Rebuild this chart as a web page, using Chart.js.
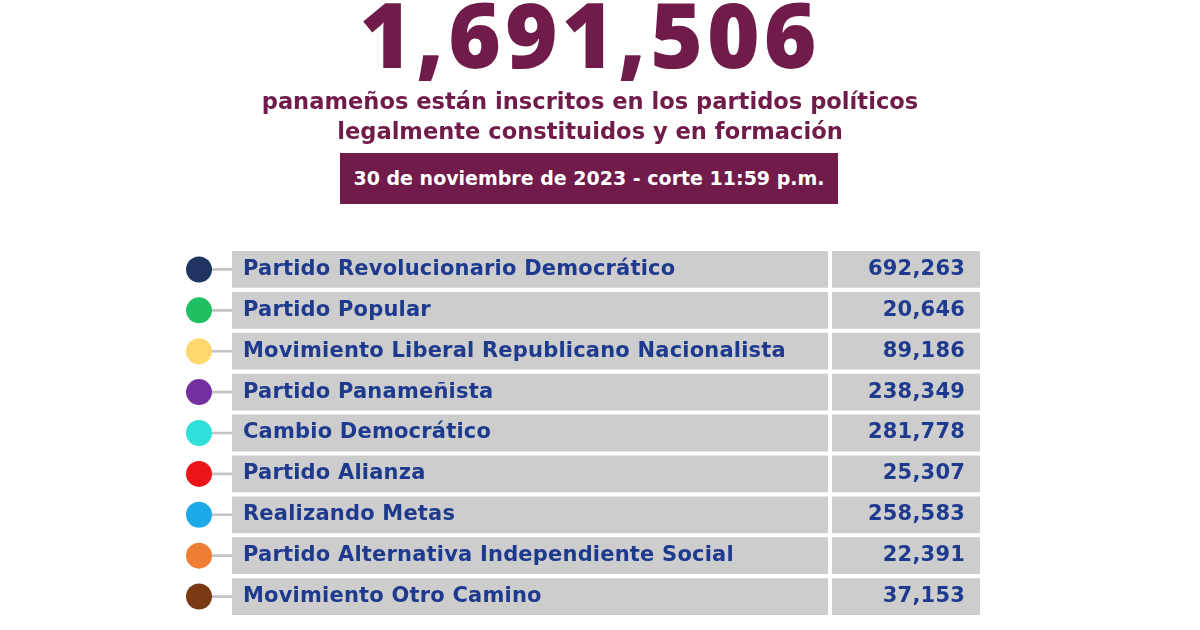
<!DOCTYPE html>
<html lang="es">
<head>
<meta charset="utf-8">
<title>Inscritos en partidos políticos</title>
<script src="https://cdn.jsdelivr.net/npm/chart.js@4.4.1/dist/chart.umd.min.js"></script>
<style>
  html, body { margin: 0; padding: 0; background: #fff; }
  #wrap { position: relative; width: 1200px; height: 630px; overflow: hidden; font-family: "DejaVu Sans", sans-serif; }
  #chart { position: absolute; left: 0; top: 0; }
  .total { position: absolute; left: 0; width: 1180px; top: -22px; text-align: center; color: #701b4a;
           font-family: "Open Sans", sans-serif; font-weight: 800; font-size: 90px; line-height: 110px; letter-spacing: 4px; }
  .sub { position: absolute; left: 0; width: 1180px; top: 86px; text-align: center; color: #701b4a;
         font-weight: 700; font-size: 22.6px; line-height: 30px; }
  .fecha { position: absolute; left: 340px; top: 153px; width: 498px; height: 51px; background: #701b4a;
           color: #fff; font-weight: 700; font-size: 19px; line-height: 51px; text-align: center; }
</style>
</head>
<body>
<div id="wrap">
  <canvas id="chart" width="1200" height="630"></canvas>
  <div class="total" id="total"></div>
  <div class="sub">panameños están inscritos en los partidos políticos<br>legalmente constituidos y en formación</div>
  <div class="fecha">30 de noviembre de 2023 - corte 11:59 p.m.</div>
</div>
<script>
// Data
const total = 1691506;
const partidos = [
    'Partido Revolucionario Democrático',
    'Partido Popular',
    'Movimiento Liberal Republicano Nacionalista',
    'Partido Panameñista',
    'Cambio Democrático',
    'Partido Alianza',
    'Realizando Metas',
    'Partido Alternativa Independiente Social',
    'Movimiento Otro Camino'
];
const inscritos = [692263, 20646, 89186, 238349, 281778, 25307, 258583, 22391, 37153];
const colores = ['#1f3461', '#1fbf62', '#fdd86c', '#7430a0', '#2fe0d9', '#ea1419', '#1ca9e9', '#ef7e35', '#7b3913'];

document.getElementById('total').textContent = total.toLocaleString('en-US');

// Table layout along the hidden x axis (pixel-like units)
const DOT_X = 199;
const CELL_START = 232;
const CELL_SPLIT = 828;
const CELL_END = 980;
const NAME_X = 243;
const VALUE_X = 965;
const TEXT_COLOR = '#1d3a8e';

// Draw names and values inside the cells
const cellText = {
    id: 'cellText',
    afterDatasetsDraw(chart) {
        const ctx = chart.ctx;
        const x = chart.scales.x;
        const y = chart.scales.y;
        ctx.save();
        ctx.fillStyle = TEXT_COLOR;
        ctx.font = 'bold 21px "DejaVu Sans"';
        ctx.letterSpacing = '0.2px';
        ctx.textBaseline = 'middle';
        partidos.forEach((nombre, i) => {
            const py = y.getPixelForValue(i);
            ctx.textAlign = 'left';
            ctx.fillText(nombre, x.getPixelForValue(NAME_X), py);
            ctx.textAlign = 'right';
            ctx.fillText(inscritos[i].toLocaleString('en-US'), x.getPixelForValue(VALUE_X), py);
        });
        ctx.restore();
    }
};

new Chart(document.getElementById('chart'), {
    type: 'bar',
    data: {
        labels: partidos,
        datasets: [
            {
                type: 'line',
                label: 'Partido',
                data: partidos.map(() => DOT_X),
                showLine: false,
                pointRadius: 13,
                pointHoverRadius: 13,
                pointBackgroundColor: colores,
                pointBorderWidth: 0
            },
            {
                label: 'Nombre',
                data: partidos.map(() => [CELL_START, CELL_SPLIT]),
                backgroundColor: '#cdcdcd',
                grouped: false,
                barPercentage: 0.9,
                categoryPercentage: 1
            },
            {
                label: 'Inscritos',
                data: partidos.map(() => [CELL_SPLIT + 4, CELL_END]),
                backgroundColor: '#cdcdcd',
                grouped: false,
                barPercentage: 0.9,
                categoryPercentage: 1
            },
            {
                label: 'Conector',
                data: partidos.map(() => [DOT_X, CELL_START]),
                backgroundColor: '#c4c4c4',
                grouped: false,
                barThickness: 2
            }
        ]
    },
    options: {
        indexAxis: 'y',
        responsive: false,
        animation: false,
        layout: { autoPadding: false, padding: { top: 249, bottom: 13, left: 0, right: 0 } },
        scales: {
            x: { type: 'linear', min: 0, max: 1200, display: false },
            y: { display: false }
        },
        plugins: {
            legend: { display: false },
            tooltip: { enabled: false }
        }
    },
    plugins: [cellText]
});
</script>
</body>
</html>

- [What you are asked to do] Give back the whole listing as it stands, minus its pictures.

- [Response below]
Rebuild this chart as a web page, using Chart.js.
<!DOCTYPE html>
<html lang="es">
<head>
<meta charset="utf-8">
<title>Inscritos en partidos políticos</title>
<script src="https://cdn.jsdelivr.net/npm/chart.js@4.4.1/dist/chart.umd.min.js"></script>
<style>
  html, body { margin: 0; padding: 0; background: #fff; }
  #wrap { position: relative; width: 1200px; height: 630px; overflow: hidden; font-family: "DejaVu Sans", sans-serif; }
  #chart { position: absolute; left: 0; top: 0; }
  .total { position: absolute; left: 0; width: 1180px; top: -22px; text-align: center; color: #701b4a;
           font-family: "Open Sans", sans-serif; font-weight: 800; font-size: 90px; line-height: 110px; letter-spacing: 4px; }
  .sub { position: absolute; left: 0; width: 1180px; top: 86px; text-align: center; color: #701b4a;
         font-weight: 700; font-size: 22.6px; line-height: 30px; }
  .fecha { position: absolute; left: 340px; top: 153px; width: 498px; height: 51px; background: #701b4a;
           color: #fff; font-weight: 700; font-size: 19px; line-height: 51px; text-align: center; }
</style>
</head>
<body>
<div id="wrap">
  <canvas id="chart" width="1200" height="630"></canvas>
  <div class="total" id="total"></div>
  <div class="sub">panameños están inscritos en los partidos políticos<br>legalmente constituidos y en formación</div>
  <div class="fecha">30 de noviembre de 2023 - corte 11:59 p.m.</div>
</div>
<script>
// Data
const total = 1691506;
const partidos = [
    'Partido Revolucionario Democrático',
    'Partido Popular',
    'Movimiento Liberal Republicano Nacionalista',
    'Partido Panameñista',
    'Cambio Democrático',
    'Partido Alianza',
    'Realizando Metas',
    'Partido Alternativa Independiente Social',
    'Movimiento Otro Camino'
];
const inscritos = [692263, 20646, 89186, 238349, 281778, 25307, 258583, 22391, 37153];
const colores = ['#1f3461', '#1fbf62', '#fdd86c', '#7430a0', '#2fe0d9', '#ea1419', '#1ca9e9', '#ef7e35', '#7b3913'];

document.getElementById('total').textContent = total.toLocaleString('en-US');

// Table layout along the hidden x axis (pixel-like units)
const DOT_X = 199;
const CELL_START = 232;
const CELL_SPLIT = 828;
const CELL_END = 980;
const NAME_X = 243;
const VALUE_X = 965;
const TEXT_COLOR = '#1d3a8e';

// Draw names and values inside the cells
const cellText = {
    id: 'cellText',
    afterDatasetsDraw(chart) {
        const ctx = chart.ctx;
        const x = chart.scales.x;
        const y = chart.scales.y;
        ctx.save();
        ctx.fillStyle = TEXT_COLOR;
        ctx.font = 'bold 21px "DejaVu Sans"';
        ctx.letterSpacing = '0.2px';
        ctx.textBaseline = 'middle';
        partidos.forEach((nombre, i) => {
            const py = y.getPixelForValue(i);
            ctx.textAlign = 'left';
            ctx.fillText(nombre, x.getPixelForValue(NAME_X), py);
            ctx.textAlign = 'right';
            ctx.fillText(inscritos[i].toLocaleString('en-US'), x.getPixelForValue(VALUE_X), py);
        });
        ctx.restore();
    }
};

new Chart(document.getElementById('chart'), {
    type: 'bar',
    data: {
        labels: partidos,
        datasets: [
            {
                type: 'line',
                label: 'Partido',
                data: partidos.map(() => DOT_X),
                showLine: false,
                pointRadius: 13,
                pointHoverRadius: 13,
                pointBackgroundColor: colores,
                pointBorderWidth: 0
            },
            {
                label: 'Nombre',
                data: partidos.map(() => [CELL_START, CELL_SPLIT]),
                backgroundColor: '#cdcdcd',
                grouped: false,
                barPercentage: 0.9,
                categoryPercentage: 1
            },
            {
                label: 'Inscritos',
                data: partidos.map(() => [CELL_SPLIT + 4, CELL_END]),
                backgroundColor: '#cdcdcd',
                grouped: false,
                barPercentage: 0.9,
                categoryPercentage: 1
            },
            {
                label: 'Conector',
                data: partidos.map(() => [DOT_X, CELL_START]),
                backgroundColor: '#c4c4c4',
                grouped: false,
                barThickness: 2
            }
        ]
    },
    options: {
        indexAxis: 'y',
        responsive: false,
        animation: false,
        layout: { autoPadding: false, padding: { top: 249, bottom: 13, left: 0, right: 0 } },
        scales: {
            x: { type: 'linear', min: 0, max: 1200, display: false },
            y: { display: false }
        },
        plugins: {
            legend: { display: false },
            tooltip: { enabled: false }
        }
    },
    plugins: [cellText]
});
</script>
</body>
</html>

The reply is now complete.